## GIVEN PROBLEM
Write out the material again exactly, please, and omit the pictures.

>> Start

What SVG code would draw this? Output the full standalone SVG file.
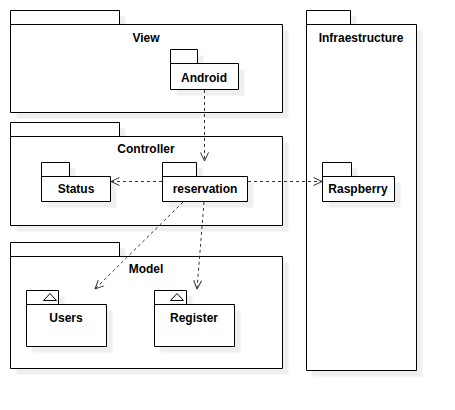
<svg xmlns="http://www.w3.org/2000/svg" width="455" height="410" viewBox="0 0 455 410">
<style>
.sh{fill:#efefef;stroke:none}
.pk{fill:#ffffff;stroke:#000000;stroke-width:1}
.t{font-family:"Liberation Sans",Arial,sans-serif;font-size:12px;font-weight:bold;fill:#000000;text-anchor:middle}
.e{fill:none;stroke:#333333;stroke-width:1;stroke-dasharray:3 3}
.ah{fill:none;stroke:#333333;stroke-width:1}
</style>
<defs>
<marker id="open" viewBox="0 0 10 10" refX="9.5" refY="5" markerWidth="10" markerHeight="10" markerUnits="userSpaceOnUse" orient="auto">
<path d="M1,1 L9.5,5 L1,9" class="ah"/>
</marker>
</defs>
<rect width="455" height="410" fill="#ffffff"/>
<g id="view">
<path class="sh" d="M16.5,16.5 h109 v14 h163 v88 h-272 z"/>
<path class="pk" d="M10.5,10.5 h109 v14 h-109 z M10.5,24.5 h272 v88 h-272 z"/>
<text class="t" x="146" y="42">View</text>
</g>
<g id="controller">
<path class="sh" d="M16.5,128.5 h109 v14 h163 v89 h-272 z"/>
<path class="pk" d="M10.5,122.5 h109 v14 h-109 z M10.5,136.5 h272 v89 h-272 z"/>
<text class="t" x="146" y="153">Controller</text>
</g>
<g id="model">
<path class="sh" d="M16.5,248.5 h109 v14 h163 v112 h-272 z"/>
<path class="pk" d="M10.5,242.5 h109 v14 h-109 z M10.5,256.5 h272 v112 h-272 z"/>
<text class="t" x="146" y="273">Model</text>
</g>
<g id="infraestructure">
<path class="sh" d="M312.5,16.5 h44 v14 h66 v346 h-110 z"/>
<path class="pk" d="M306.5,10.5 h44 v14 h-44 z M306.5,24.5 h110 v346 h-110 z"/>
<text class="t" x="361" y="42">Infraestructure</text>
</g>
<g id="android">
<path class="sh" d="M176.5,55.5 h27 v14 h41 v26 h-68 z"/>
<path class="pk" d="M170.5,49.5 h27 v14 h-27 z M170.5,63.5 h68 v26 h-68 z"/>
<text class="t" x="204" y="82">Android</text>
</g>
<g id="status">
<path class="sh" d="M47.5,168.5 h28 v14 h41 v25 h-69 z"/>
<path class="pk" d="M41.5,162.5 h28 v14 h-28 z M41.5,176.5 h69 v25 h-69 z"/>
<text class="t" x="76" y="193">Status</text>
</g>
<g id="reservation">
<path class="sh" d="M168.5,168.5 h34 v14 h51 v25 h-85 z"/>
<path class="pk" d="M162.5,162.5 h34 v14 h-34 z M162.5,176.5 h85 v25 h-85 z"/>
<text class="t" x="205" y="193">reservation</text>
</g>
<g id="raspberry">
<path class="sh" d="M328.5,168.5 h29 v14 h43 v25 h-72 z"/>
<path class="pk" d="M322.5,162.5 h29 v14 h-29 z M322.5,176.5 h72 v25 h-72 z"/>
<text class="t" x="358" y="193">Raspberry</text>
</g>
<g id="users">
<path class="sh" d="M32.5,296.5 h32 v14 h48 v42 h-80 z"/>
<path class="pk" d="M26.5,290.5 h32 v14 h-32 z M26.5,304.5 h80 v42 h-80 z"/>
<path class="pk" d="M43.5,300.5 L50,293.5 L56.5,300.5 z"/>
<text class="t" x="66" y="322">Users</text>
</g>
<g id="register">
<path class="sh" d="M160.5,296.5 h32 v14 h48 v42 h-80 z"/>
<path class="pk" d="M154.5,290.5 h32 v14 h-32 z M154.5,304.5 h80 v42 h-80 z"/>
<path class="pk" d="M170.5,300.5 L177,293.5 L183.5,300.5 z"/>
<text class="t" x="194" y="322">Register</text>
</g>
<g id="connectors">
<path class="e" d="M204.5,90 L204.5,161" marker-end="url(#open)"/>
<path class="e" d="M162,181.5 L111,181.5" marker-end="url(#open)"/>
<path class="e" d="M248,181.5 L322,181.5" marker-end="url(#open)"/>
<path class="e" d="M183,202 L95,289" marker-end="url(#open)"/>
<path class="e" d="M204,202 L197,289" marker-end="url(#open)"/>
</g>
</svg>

>> End

## WRITTEN RESPONSE
What SVG code would draw this? Output the full standalone SVG file.
<svg xmlns="http://www.w3.org/2000/svg" width="455" height="410" viewBox="0 0 455 410">
<style>
.sh{fill:#efefef;stroke:none}
.pk{fill:#ffffff;stroke:#000000;stroke-width:1}
.t{font-family:"Liberation Sans",Arial,sans-serif;font-size:12px;font-weight:bold;fill:#000000;text-anchor:middle}
.e{fill:none;stroke:#333333;stroke-width:1;stroke-dasharray:3 3}
.ah{fill:none;stroke:#333333;stroke-width:1}
</style>
<defs>
<marker id="open" viewBox="0 0 10 10" refX="9.5" refY="5" markerWidth="10" markerHeight="10" markerUnits="userSpaceOnUse" orient="auto">
<path d="M1,1 L9.5,5 L1,9" class="ah"/>
</marker>
</defs>
<rect width="455" height="410" fill="#ffffff"/>
<g id="view">
<path class="sh" d="M16.5,16.5 h109 v14 h163 v88 h-272 z"/>
<path class="pk" d="M10.5,10.5 h109 v14 h-109 z M10.5,24.5 h272 v88 h-272 z"/>
<text class="t" x="146" y="42">View</text>
</g>
<g id="controller">
<path class="sh" d="M16.5,128.5 h109 v14 h163 v89 h-272 z"/>
<path class="pk" d="M10.5,122.5 h109 v14 h-109 z M10.5,136.5 h272 v89 h-272 z"/>
<text class="t" x="146" y="153">Controller</text>
</g>
<g id="model">
<path class="sh" d="M16.5,248.5 h109 v14 h163 v112 h-272 z"/>
<path class="pk" d="M10.5,242.5 h109 v14 h-109 z M10.5,256.5 h272 v112 h-272 z"/>
<text class="t" x="146" y="273">Model</text>
</g>
<g id="infraestructure">
<path class="sh" d="M312.5,16.5 h44 v14 h66 v346 h-110 z"/>
<path class="pk" d="M306.5,10.5 h44 v14 h-44 z M306.5,24.5 h110 v346 h-110 z"/>
<text class="t" x="361" y="42">Infraestructure</text>
</g>
<g id="android">
<path class="sh" d="M176.5,55.5 h27 v14 h41 v26 h-68 z"/>
<path class="pk" d="M170.5,49.5 h27 v14 h-27 z M170.5,63.5 h68 v26 h-68 z"/>
<text class="t" x="204" y="82">Android</text>
</g>
<g id="status">
<path class="sh" d="M47.5,168.5 h28 v14 h41 v25 h-69 z"/>
<path class="pk" d="M41.5,162.5 h28 v14 h-28 z M41.5,176.5 h69 v25 h-69 z"/>
<text class="t" x="76" y="193">Status</text>
</g>
<g id="reservation">
<path class="sh" d="M168.5,168.5 h34 v14 h51 v25 h-85 z"/>
<path class="pk" d="M162.5,162.5 h34 v14 h-34 z M162.5,176.5 h85 v25 h-85 z"/>
<text class="t" x="205" y="193">reservation</text>
</g>
<g id="raspberry">
<path class="sh" d="M328.5,168.5 h29 v14 h43 v25 h-72 z"/>
<path class="pk" d="M322.5,162.5 h29 v14 h-29 z M322.5,176.5 h72 v25 h-72 z"/>
<text class="t" x="358" y="193">Raspberry</text>
</g>
<g id="users">
<path class="sh" d="M32.5,296.5 h32 v14 h48 v42 h-80 z"/>
<path class="pk" d="M26.5,290.5 h32 v14 h-32 z M26.5,304.5 h80 v42 h-80 z"/>
<path class="pk" d="M43.5,300.5 L50,293.5 L56.5,300.5 z"/>
<text class="t" x="66" y="322">Users</text>
</g>
<g id="register">
<path class="sh" d="M160.5,296.5 h32 v14 h48 v42 h-80 z"/>
<path class="pk" d="M154.5,290.5 h32 v14 h-32 z M154.5,304.5 h80 v42 h-80 z"/>
<path class="pk" d="M170.5,300.5 L177,293.5 L183.5,300.5 z"/>
<text class="t" x="194" y="322">Register</text>
</g>
<g id="connectors">
<path class="e" d="M204.5,90 L204.5,161" marker-end="url(#open)"/>
<path class="e" d="M162,181.5 L111,181.5" marker-end="url(#open)"/>
<path class="e" d="M248,181.5 L322,181.5" marker-end="url(#open)"/>
<path class="e" d="M183,202 L95,289" marker-end="url(#open)"/>
<path class="e" d="M204,202 L197,289" marker-end="url(#open)"/>
</g>
</svg>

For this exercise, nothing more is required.